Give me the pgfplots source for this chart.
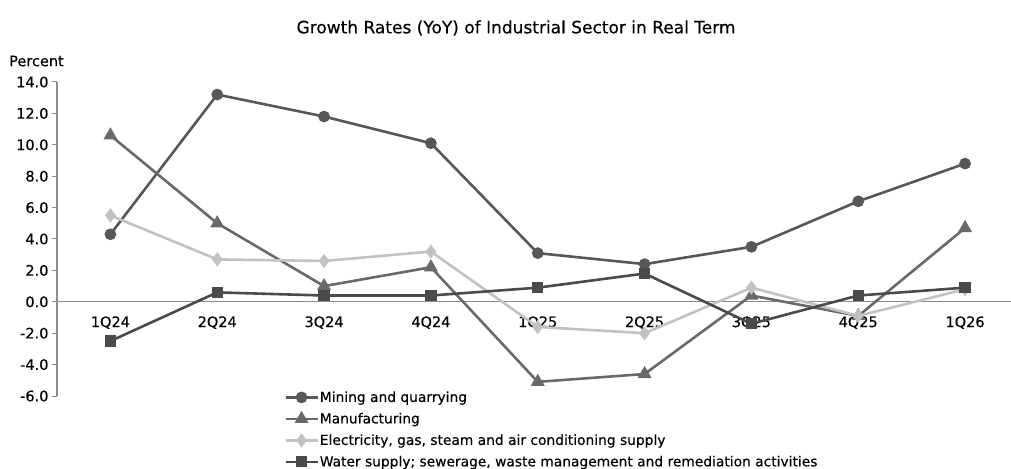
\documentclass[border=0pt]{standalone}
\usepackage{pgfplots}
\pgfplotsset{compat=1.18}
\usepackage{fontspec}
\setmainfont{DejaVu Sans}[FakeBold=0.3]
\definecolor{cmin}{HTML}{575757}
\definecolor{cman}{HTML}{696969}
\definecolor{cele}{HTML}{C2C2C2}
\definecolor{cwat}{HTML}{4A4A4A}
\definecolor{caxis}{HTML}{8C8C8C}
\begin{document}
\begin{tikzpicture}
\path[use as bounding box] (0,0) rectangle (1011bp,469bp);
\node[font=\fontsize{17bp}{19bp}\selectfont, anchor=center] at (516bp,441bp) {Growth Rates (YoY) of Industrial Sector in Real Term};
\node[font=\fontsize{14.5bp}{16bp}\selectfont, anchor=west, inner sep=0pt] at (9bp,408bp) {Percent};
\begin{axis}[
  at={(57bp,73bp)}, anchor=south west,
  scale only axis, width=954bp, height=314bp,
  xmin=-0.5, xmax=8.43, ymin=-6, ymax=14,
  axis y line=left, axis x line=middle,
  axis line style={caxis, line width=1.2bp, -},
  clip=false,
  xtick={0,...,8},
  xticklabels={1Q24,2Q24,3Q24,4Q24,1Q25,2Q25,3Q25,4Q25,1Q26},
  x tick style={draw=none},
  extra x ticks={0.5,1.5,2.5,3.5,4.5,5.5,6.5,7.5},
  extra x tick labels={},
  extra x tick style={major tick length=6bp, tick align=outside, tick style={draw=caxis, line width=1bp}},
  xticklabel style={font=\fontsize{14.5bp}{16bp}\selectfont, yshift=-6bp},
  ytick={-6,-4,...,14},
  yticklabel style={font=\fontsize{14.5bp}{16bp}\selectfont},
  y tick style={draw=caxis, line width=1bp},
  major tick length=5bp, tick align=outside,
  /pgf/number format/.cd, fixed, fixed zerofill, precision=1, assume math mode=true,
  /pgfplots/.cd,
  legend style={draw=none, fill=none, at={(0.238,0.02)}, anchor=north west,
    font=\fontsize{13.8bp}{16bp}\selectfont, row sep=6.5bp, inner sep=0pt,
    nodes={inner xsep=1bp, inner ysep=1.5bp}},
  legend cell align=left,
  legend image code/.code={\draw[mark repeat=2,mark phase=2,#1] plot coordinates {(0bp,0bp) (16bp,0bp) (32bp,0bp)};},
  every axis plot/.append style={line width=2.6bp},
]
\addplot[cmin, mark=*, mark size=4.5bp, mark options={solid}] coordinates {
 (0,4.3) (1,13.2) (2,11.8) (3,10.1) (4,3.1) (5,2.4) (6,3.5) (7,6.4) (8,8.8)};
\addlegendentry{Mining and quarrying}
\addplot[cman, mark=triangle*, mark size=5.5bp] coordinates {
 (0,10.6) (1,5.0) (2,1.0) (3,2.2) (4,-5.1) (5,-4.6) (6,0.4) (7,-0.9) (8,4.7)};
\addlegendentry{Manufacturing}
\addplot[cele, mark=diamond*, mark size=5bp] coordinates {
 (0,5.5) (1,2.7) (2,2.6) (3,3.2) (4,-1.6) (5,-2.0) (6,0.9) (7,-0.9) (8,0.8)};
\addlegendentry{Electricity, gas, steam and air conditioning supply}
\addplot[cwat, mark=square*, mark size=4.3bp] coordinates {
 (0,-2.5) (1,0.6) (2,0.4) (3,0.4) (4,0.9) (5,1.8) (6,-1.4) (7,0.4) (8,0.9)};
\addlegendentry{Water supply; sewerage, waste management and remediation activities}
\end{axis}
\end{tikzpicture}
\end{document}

━━━━

* **Your goal**
Set the pictures aside and transcribe the data above exactly.

* **Reply to the exercise**
Give me the pgfplots source for this chart.
\documentclass[border=0pt]{standalone}
\usepackage{pgfplots}
\pgfplotsset{compat=1.18}
\usepackage{fontspec}
\setmainfont{DejaVu Sans}[FakeBold=0.3]
\definecolor{cmin}{HTML}{575757}
\definecolor{cman}{HTML}{696969}
\definecolor{cele}{HTML}{C2C2C2}
\definecolor{cwat}{HTML}{4A4A4A}
\definecolor{caxis}{HTML}{8C8C8C}
\begin{document}
\begin{tikzpicture}
\path[use as bounding box] (0,0) rectangle (1011bp,469bp);
\node[font=\fontsize{17bp}{19bp}\selectfont, anchor=center] at (516bp,441bp) {Growth Rates (YoY) of Industrial Sector in Real Term};
\node[font=\fontsize{14.5bp}{16bp}\selectfont, anchor=west, inner sep=0pt] at (9bp,408bp) {Percent};
\begin{axis}[
  at={(57bp,73bp)}, anchor=south west,
  scale only axis, width=954bp, height=314bp,
  xmin=-0.5, xmax=8.43, ymin=-6, ymax=14,
  axis y line=left, axis x line=middle,
  axis line style={caxis, line width=1.2bp, -},
  clip=false,
  xtick={0,...,8},
  xticklabels={1Q24,2Q24,3Q24,4Q24,1Q25,2Q25,3Q25,4Q25,1Q26},
  x tick style={draw=none},
  extra x ticks={0.5,1.5,2.5,3.5,4.5,5.5,6.5,7.5},
  extra x tick labels={},
  extra x tick style={major tick length=6bp, tick align=outside, tick style={draw=caxis, line width=1bp}},
  xticklabel style={font=\fontsize{14.5bp}{16bp}\selectfont, yshift=-6bp},
  ytick={-6,-4,...,14},
  yticklabel style={font=\fontsize{14.5bp}{16bp}\selectfont},
  y tick style={draw=caxis, line width=1bp},
  major tick length=5bp, tick align=outside,
  /pgf/number format/.cd, fixed, fixed zerofill, precision=1, assume math mode=true,
  /pgfplots/.cd,
  legend style={draw=none, fill=none, at={(0.238,0.02)}, anchor=north west,
    font=\fontsize{13.8bp}{16bp}\selectfont, row sep=6.5bp, inner sep=0pt,
    nodes={inner xsep=1bp, inner ysep=1.5bp}},
  legend cell align=left,
  legend image code/.code={\draw[mark repeat=2,mark phase=2,#1] plot coordinates {(0bp,0bp) (16bp,0bp) (32bp,0bp)};},
  every axis plot/.append style={line width=2.6bp},
]
\addplot[cmin, mark=*, mark size=4.5bp, mark options={solid}] coordinates {
 (0,4.3) (1,13.2) (2,11.8) (3,10.1) (4,3.1) (5,2.4) (6,3.5) (7,6.4) (8,8.8)};
\addlegendentry{Mining and quarrying}
\addplot[cman, mark=triangle*, mark size=5.5bp] coordinates {
 (0,10.6) (1,5.0) (2,1.0) (3,2.2) (4,-5.1) (5,-4.6) (6,0.4) (7,-0.9) (8,4.7)};
\addlegendentry{Manufacturing}
\addplot[cele, mark=diamond*, mark size=5bp] coordinates {
 (0,5.5) (1,2.7) (2,2.6) (3,3.2) (4,-1.6) (5,-2.0) (6,0.9) (7,-0.9) (8,0.8)};
\addlegendentry{Electricity, gas, steam and air conditioning supply}
\addplot[cwat, mark=square*, mark size=4.3bp] coordinates {
 (0,-2.5) (1,0.6) (2,0.4) (3,0.4) (4,0.9) (5,1.8) (6,-1.4) (7,0.4) (8,0.9)};
\addlegendentry{Water supply; sewerage, waste management and remediation activities}
\end{axis}
\end{tikzpicture}
\end{document}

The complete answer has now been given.